Meares island sits quietly across the water as it always does – there are cows living on Meares, their descendants having swum to shore from a sinking ship in the 1800s with sailors who were later rescued by another ship that didn’t have space for cattle. The tide is out, leaving the mudflats an open buffet for sea birds and buoys left sitting on the muck. Sometimes you can see the tide turn, and barely-there waves tentatively begin to tiptoe back toward the shore. Today, it made me realize I had promised the boys we’d drop the crab trap – best done at low tide, and pulled up when it’s high, the ocean having brought crabs along with it.
I stay down as long as I can, resisting thoughts of the boys and what they might be up to – what plans are being made – everyone else must be anxious to start their day, to go on outings. Sunscreen and towels and dry clothes and snacks and bottles of water must be packed. Eventually I go up and we head to the beach, or the park, or the little aquarium in Ucluelet.
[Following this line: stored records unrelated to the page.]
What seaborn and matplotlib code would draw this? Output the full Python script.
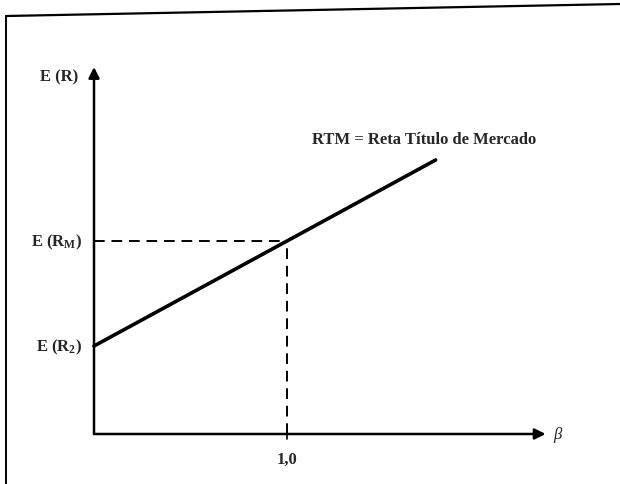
import matplotlib
matplotlib.use("Agg")
import matplotlib.pyplot as plt
import seaborn as sns
import pandas as pd
from matplotlib.lines import Line2D

# Data (beta, expected return) for the security market line
beta = [0.0, 1.0, 1.77]
expected_return = [0.88, 1.93, 2.74]
market_beta = 1.0
market_return = 1.93
rf_return = 0.88
tick_label = "1,0"
line_label = "RTM = Reta Título de Mercado"

sns.set_theme(style="white")
plt.rcParams['font.family'] = ['Liberation Serif', 'DejaVu Serif']
plt.rcParams['mathtext.fontset'] = 'custom'
plt.rcParams['mathtext.rm'] = 'Liberation Serif:bold'
plt.rcParams['mathtext.it'] = 'Liberation Serif:italic'
plt.rcParams['mathtext.bf'] = 'Liberation Serif:bold'

df = pd.DataFrame({"beta": beta, "er": expected_return})

fig = plt.figure(figsize=(6.2, 4.85), dpi=100)
ax = fig.add_axes([0, 0, 1, 1])
ax.set_xlim(-94 / 193, (620 - 94) / 193)
ax.set_ylim(-0.50, 4.35)
ax.axis("off")

sns.lineplot(data=df, x="beta", y="er", ax=ax, color="black", lw=2.6, legend=False)

# axes with arrows
ax.annotate("", xy=(2.34, 0), xytext=(0, 0),
            arrowprops=dict(arrowstyle="-|>", lw=1.8, color="black", mutation_scale=16, shrinkA=0, shrinkB=0))
ax.annotate("", xy=(0, 3.67), xytext=(0, 0),
            arrowprops=dict(arrowstyle="-|>", lw=1.8, color="black", mutation_scale=16, shrinkA=0, shrinkB=0))

# dashed guides
ax.plot([0, market_beta], [market_return, market_return], color="black", lw=1.4, ls=(0, (5.5, 3.5)))
ax.plot([market_beta, market_beta], [0, market_return], color="black", lw=1.4, ls=(0, (5.5, 3.5)))
ax.plot([market_beta, market_beta], [-0.05, 0.03], color="black", lw=1.2)

fs = 12
ax.text(-0.08, 3.58, "E (R)", ha="right", va="center", fontsize=fs, fontweight="bold")
ax.text(-0.06, market_return, r"E (R$_{\mathrm{M}}$)", ha="right", va="center", fontsize=fs, fontweight="bold")
ax.text(-0.06, rf_return, r"E (R$_{\mathrm{2}}$)", ha="right", va="center", fontsize=fs, fontweight="bold")
ax.text(market_beta, -0.25, tick_label, ha="center", va="center", fontsize=fs, fontweight="bold")
ax.text(2.38, 0.0, "β", ha="left", va="center", fontsize=fs, fontstyle="italic")
ax.text(1.13, 2.95, line_label, ha="left", va="center", fontsize=fs, fontweight="bold")

# frame around the figure
W, H = 620, 485
fig.add_artist(Line2D([6 / W, 1.0], [1 - 17 / H, 1 - 5 / H], color="black", lw=1.6, transform=fig.transFigure))
fig.add_artist(Line2D([6 / W, 6 / W], [1 - 17 / H, 0], color="black", lw=1.4, transform=fig.transFigure))

fig.savefig("out.png", dpi=100, facecolor="white")
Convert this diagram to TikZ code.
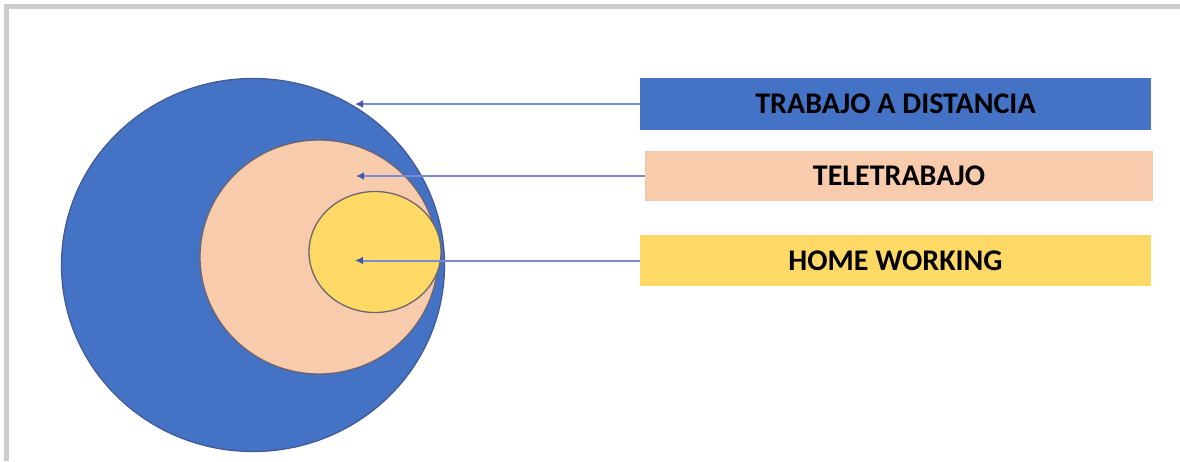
\documentclass[tikz,border=0pt]{standalone}
\usepackage{fontspec}
\setmainfont{Carlito}
\usetikzlibrary{shapes.geometric,arrows.meta}
\definecolor{tdblue}{HTML}{4472C4}
\definecolor{tdpeach}{HTML}{F8CBAD}
\definecolor{tdyellow}{HTML}{FFD966}
\definecolor{framegray}{HTML}{CCCCCC}
\definecolor{arrowline}{RGB}{122,140,214}
\definecolor{arrowhead}{RGB}{70,88,170}
\definecolor{rimblue}{RGB}{68,90,150}
\definecolor{rimgray}{RGB}{110,100,110}
\begin{document}
\begin{tikzpicture}[x=1pt,y=-1pt,
  blob/.style={ellipse, inner sep=0pt, line width=1.3pt},
  labelbox/.style={rectangle, inner sep=0pt, font=\fontsize{30}{32}\selectfont\bfseries, text=black},
  pointer/.style={draw=arrowline, line width=2pt, -{Latex[length=8pt,width=8pt,color=arrowhead]}}
]
\useasboundingbox (0,0) rectangle (1180,461);
\fill[white] (0,0) rectangle (1180,461);
% frame
\draw[framegray, line width=5pt, line join=miter] (6.5,461) -- (6.5,6.5) -- (1180,6.5);
% nested ellipses
\node[blob, fill=tdblue, draw=rimblue, minimum width=383pt, minimum height=373pt] (outer) at (253,265) {};
\node[blob, fill=tdpeach, draw=rimgray, minimum width=238pt, minimum height=234pt] (middle) at (319,257) {};
\node[blob, fill=tdyellow, draw=rimgray, minimum width=132pt, minimum height=121pt] (inner) at (375,252) {};
% label boxes
\node[labelbox, fill=tdblue, minimum width=511pt, minimum height=52pt] (bdist) at (895.5,104) {TRABAJO A DISTANCIA};
\node[labelbox, fill=tdpeach, minimum width=508pt, minimum height=50pt] (btele) at (899,176) {TELETRABAJO};
\node[labelbox, fill=tdyellow, minimum width=511pt, minimum height=51pt] (bhome) at (895.5,260.5) {HOME WORKING};
% arrow tips
\coordinate (tdist) at (355,104);
\coordinate (ttele) at (356,176);
\coordinate (thome) at (355,260.5);
\draw[pointer] (bdist.west) -- (tdist);
\draw[pointer] (btele.west) -- (ttele);
\draw[pointer] (bhome.west) -- (thome);
\end{tikzpicture}
\end{document}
Today ran long, and by dinnertime after too much sun and sand no one had the gumption to come up with a meal plan. There was enough in the fridge, so we steamed corn, cooked spaghetti and tossed it with pesto from the beach grocery, made up a salad from the head of lettuce the 90 year old next door neighbour offered from her garden, peas in their pods, slivered purple onion, strawberries, avocado and crumbled feta, toasted kale chips and roasted the tiniest potatoes we bought at the Saturday morning market. Creamy yellow and red the size and colour of radishes – some as small as peas.
All they needed was to have their dirt rinsed off and to be tossed with canola oil and salt, then roasted at 450F for 20 minutes, until tender inside and crispy out.
I’m hooked, in case I haven’t told you this already, on kale chips.
To make kale chips: wash, dry well and tear kale into big bite-sized pieces, tossing out the thick stems. Spread on a rimmed baking sheet and drizzle with canola oil; toss with your hands to coat them well, and sprinkle with salt. Rearrange in a single layer and roast at 400F for about 10 minutes, until crisp and starting to turn golden. (Watch them closely – if your oven is too hot they can burn quickly!)